(Task brief)
Begin with the first line of the material and copy each line word for word through the line that contains "plt.rcParams['font.family'] = ['Liberation"; the pictures are left out.
── Data shown ──
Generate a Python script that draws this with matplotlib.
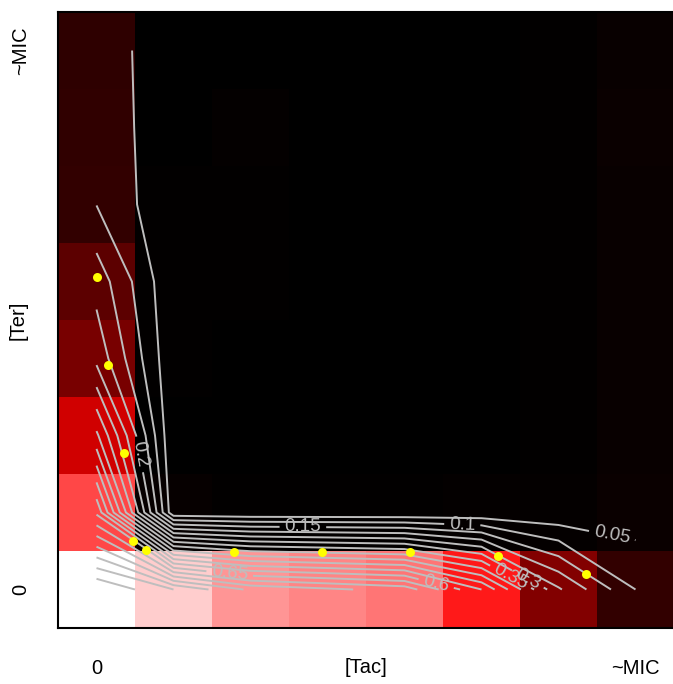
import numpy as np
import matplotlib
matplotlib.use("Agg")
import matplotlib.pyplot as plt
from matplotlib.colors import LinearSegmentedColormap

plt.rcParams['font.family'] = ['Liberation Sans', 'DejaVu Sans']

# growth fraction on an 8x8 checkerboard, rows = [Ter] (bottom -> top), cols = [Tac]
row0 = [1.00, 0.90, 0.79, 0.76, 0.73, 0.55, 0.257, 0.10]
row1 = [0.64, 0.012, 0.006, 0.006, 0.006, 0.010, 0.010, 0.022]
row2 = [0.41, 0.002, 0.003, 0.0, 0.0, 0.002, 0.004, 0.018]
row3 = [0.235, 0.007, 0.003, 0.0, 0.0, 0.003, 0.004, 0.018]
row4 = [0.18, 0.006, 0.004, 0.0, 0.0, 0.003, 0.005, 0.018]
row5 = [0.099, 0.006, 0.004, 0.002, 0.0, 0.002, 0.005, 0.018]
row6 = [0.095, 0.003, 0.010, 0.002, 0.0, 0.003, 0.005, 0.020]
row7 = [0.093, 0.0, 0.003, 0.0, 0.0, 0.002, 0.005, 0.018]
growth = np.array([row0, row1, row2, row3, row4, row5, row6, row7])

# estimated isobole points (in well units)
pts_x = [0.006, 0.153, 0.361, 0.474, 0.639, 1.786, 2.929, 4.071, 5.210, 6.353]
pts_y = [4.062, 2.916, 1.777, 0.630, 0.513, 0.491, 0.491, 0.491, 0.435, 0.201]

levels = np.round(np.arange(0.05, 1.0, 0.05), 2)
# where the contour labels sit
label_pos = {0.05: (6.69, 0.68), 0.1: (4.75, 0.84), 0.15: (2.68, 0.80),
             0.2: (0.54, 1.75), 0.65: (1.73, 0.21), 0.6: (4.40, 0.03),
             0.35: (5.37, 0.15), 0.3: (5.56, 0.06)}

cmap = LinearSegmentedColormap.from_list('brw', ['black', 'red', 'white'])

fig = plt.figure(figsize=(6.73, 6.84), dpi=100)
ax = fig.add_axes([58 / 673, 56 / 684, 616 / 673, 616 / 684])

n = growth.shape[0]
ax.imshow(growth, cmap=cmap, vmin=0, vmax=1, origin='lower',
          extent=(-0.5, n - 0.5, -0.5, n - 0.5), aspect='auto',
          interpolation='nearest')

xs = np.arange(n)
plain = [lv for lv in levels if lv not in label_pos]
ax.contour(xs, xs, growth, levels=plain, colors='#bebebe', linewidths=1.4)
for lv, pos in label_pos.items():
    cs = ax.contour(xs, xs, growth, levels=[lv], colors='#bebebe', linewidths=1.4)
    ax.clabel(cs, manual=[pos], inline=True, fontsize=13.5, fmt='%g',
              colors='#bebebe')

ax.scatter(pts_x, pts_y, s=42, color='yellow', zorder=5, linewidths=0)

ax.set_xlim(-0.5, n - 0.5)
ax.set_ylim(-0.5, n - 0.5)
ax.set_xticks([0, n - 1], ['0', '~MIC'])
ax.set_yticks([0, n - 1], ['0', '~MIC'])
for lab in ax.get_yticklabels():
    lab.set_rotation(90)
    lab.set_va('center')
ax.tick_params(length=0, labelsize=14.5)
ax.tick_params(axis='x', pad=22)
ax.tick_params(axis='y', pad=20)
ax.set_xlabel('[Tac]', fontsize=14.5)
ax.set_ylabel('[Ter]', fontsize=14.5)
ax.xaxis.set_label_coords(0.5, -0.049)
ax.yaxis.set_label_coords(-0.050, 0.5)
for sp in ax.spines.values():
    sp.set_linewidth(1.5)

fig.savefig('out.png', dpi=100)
───
(Reply to the task)
Generate a Python script that draws this with matplotlib.
import numpy as np
import matplotlib
matplotlib.use("Agg")
import matplotlib.pyplot as plt
from matplotlib.colors import LinearSegmentedColormap

plt.rcParams['font.family'] = ['Liberation Sans', 'DejaVu Sans']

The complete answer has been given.